**Requirement**: Look through the lines below and extract any with the word "this".

**Input material**:
----
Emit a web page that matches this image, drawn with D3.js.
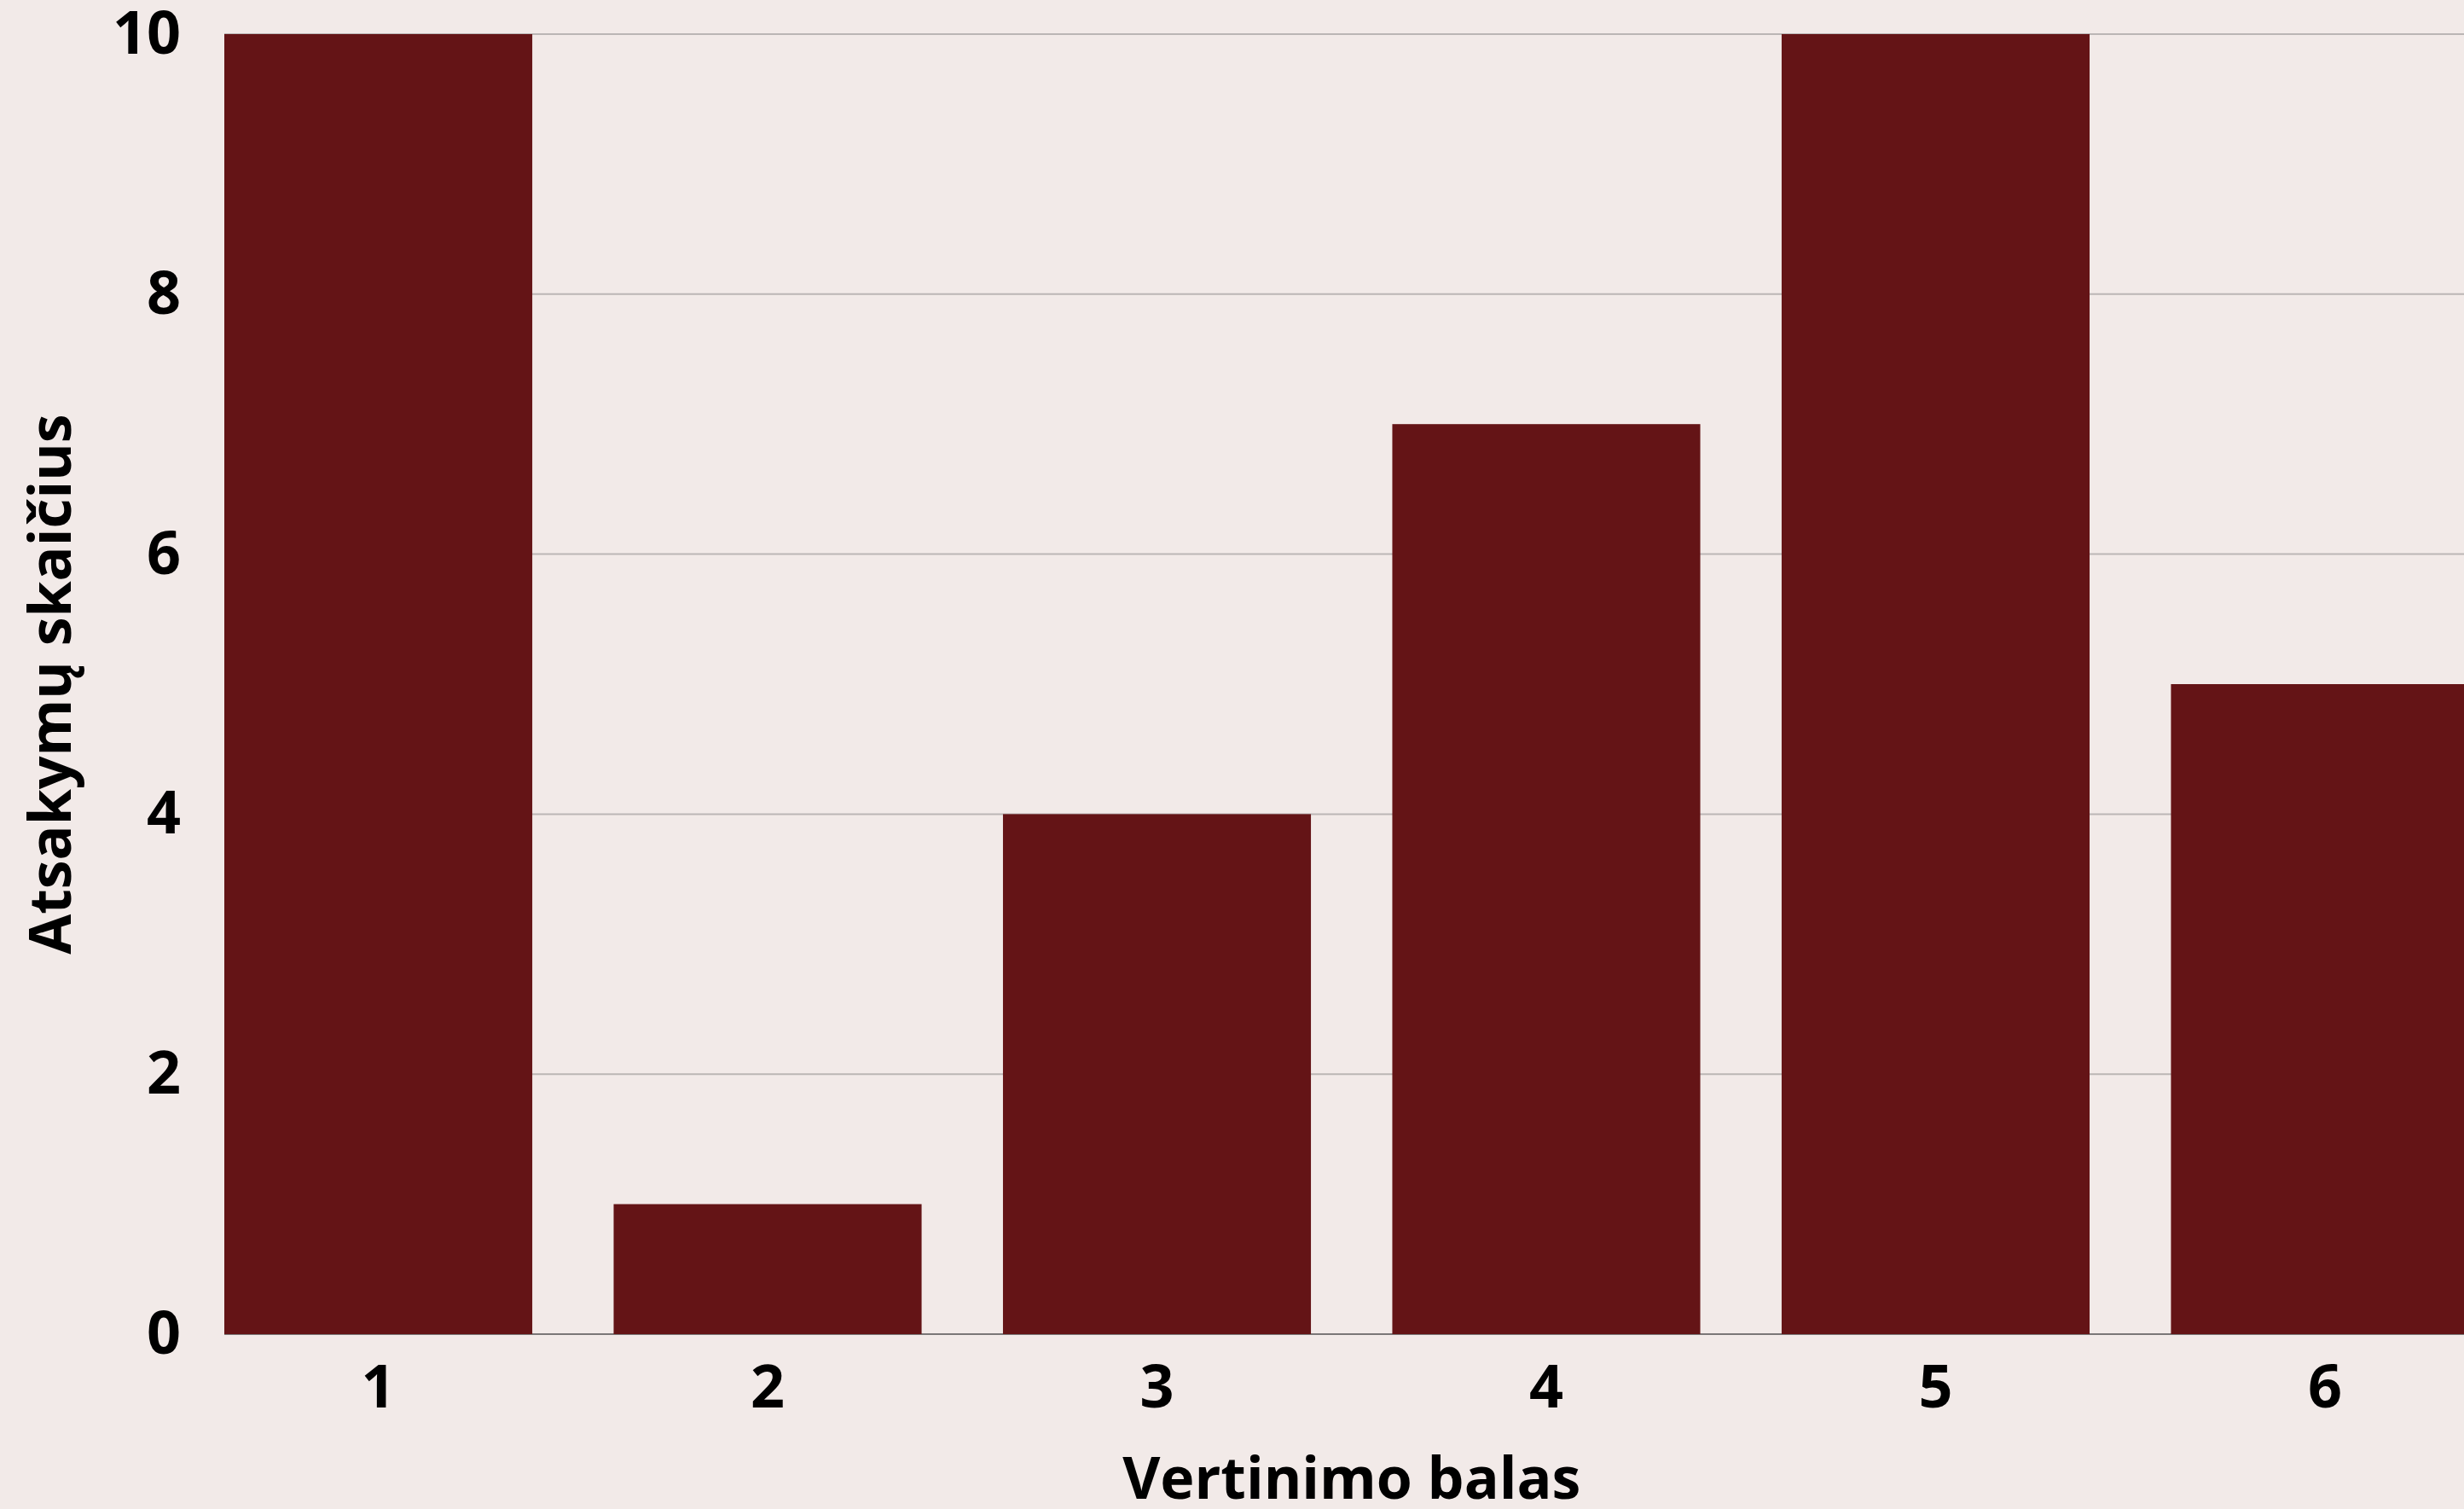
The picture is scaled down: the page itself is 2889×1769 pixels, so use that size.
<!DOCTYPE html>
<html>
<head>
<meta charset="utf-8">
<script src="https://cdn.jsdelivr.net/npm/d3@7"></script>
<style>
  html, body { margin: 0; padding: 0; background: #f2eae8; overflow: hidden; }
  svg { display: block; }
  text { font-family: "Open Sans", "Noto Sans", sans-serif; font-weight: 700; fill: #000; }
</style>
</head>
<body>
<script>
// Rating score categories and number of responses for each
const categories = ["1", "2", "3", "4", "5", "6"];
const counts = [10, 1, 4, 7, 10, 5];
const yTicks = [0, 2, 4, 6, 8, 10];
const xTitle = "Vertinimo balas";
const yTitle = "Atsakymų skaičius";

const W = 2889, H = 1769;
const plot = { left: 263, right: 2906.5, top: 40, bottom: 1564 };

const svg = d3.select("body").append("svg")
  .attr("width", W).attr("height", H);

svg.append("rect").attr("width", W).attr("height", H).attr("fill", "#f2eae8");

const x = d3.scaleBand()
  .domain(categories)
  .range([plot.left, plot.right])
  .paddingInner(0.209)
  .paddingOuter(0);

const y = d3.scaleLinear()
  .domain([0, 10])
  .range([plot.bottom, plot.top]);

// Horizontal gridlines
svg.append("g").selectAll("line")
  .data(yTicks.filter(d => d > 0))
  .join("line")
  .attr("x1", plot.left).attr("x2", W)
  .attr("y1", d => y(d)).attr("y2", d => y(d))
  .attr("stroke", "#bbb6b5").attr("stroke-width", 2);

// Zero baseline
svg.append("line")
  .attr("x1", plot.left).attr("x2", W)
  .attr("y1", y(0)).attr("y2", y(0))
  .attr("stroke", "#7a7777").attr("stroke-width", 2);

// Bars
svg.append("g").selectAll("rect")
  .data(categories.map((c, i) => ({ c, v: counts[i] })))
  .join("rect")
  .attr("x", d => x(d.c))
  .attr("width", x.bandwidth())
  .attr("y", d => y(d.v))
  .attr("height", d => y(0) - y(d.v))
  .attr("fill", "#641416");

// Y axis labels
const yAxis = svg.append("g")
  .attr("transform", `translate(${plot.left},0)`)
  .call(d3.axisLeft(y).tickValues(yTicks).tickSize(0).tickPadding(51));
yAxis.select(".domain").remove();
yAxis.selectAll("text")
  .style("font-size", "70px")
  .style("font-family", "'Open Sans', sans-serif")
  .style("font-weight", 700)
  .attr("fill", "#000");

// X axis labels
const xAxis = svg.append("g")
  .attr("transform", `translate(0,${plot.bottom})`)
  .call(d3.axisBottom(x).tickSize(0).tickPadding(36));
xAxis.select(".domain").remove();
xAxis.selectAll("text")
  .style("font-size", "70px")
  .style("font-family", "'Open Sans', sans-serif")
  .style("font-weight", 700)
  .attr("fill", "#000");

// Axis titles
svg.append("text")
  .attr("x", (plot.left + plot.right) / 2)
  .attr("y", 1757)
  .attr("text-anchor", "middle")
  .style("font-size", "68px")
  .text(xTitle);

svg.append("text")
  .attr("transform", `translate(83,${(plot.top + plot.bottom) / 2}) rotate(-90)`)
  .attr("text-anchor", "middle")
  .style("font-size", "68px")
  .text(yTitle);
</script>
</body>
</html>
----
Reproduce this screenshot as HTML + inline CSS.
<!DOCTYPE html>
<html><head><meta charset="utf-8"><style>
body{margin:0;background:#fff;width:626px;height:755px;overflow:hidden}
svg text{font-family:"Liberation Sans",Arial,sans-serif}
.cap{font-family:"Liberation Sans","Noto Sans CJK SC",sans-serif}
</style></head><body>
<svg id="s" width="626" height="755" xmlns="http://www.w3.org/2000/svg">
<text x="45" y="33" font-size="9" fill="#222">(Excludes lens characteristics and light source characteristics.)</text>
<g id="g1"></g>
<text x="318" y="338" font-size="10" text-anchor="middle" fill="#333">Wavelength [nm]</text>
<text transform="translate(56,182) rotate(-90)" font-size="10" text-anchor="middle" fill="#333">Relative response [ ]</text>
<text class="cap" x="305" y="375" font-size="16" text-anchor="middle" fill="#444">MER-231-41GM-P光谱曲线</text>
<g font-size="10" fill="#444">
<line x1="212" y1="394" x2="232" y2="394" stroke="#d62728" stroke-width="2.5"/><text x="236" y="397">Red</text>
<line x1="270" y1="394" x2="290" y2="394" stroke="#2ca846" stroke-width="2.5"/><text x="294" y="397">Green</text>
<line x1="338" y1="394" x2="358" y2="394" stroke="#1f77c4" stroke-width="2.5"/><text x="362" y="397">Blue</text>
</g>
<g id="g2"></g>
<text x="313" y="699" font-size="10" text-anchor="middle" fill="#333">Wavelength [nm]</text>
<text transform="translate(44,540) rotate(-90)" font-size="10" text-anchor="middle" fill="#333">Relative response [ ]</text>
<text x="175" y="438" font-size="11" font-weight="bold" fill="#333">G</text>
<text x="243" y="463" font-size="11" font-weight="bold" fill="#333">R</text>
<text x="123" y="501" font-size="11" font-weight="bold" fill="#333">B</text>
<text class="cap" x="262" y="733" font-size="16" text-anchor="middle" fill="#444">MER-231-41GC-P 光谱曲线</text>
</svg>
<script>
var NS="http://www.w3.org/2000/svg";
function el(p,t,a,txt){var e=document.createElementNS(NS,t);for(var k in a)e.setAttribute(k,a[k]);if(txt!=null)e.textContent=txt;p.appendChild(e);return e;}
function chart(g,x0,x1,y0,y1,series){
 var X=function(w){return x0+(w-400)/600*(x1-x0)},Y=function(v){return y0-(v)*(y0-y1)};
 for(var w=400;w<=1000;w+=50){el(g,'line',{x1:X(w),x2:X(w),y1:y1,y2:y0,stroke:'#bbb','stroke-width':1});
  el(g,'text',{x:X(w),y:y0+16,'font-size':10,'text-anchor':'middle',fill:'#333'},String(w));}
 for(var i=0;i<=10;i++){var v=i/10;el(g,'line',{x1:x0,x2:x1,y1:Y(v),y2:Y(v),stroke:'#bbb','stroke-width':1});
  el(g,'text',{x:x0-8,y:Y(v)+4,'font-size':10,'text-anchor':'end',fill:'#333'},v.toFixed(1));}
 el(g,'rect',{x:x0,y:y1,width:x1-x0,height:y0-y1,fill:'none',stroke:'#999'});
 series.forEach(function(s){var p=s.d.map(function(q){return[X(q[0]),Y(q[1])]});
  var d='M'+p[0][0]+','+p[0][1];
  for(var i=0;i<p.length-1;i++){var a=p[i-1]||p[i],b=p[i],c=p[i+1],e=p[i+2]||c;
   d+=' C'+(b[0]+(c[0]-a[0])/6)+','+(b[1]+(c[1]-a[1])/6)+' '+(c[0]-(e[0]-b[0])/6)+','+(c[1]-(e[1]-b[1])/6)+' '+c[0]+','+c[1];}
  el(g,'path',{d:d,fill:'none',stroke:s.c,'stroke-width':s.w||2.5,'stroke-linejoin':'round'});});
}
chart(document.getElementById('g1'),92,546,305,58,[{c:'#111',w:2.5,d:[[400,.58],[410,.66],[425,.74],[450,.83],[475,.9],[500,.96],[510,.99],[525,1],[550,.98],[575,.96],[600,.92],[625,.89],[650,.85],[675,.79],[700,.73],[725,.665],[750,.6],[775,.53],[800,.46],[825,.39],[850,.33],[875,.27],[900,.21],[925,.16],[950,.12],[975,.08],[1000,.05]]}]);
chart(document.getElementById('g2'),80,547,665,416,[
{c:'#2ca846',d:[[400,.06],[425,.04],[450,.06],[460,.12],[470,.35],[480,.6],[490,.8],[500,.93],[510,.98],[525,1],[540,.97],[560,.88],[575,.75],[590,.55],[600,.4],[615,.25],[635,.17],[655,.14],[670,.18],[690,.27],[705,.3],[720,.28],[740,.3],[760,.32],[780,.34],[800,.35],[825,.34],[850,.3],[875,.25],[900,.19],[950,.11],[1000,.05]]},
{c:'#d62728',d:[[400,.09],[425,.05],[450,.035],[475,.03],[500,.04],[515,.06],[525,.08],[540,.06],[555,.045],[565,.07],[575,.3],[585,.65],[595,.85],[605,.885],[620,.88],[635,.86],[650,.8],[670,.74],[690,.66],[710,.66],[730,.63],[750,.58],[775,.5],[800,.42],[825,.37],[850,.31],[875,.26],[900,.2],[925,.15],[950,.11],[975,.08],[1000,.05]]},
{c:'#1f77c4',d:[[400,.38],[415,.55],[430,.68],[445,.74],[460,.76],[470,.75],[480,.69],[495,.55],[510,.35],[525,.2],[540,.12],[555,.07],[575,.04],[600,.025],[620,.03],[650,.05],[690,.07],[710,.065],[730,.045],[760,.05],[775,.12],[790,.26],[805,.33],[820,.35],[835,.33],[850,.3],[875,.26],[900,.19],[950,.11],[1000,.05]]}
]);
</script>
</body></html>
----
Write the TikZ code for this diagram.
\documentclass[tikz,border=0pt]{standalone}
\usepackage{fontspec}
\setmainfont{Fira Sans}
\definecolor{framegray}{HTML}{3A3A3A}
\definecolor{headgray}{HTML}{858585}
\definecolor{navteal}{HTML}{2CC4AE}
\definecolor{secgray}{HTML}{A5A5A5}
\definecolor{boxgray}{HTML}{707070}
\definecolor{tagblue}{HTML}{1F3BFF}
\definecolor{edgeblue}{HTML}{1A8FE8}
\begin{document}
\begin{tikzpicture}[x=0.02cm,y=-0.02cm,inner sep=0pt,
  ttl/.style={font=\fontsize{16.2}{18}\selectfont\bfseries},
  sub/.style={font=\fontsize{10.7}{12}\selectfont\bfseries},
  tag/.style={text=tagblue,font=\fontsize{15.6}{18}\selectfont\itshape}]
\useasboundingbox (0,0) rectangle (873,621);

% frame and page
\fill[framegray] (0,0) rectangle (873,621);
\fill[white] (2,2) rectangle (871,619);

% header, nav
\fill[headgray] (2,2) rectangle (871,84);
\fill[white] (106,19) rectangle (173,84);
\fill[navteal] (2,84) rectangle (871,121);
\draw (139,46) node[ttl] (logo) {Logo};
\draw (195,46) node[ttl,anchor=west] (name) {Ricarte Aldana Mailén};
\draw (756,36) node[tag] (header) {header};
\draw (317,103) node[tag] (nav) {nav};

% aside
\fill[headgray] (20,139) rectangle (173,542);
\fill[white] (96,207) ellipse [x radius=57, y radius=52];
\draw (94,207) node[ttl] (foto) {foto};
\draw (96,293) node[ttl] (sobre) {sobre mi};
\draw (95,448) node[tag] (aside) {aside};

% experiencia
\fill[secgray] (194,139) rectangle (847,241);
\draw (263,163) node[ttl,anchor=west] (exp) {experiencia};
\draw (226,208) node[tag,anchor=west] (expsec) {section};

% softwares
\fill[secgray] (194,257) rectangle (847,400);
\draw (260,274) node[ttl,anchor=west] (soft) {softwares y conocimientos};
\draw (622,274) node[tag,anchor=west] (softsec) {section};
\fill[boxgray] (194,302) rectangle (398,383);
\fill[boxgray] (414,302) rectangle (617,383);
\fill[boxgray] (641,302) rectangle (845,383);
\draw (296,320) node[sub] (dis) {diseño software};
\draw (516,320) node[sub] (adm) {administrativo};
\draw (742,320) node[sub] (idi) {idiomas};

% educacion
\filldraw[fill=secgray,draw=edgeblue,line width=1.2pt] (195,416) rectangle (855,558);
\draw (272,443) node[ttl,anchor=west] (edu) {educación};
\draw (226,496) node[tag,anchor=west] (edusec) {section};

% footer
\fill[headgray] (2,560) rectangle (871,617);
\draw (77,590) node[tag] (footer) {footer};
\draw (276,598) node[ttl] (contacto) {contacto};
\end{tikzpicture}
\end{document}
----
**Exercise solution**:
Emit a web page that matches this image, drawn with D3.js.
Reproduce this screenshot as HTML + inline CSS.
Write the TikZ code for this diagram.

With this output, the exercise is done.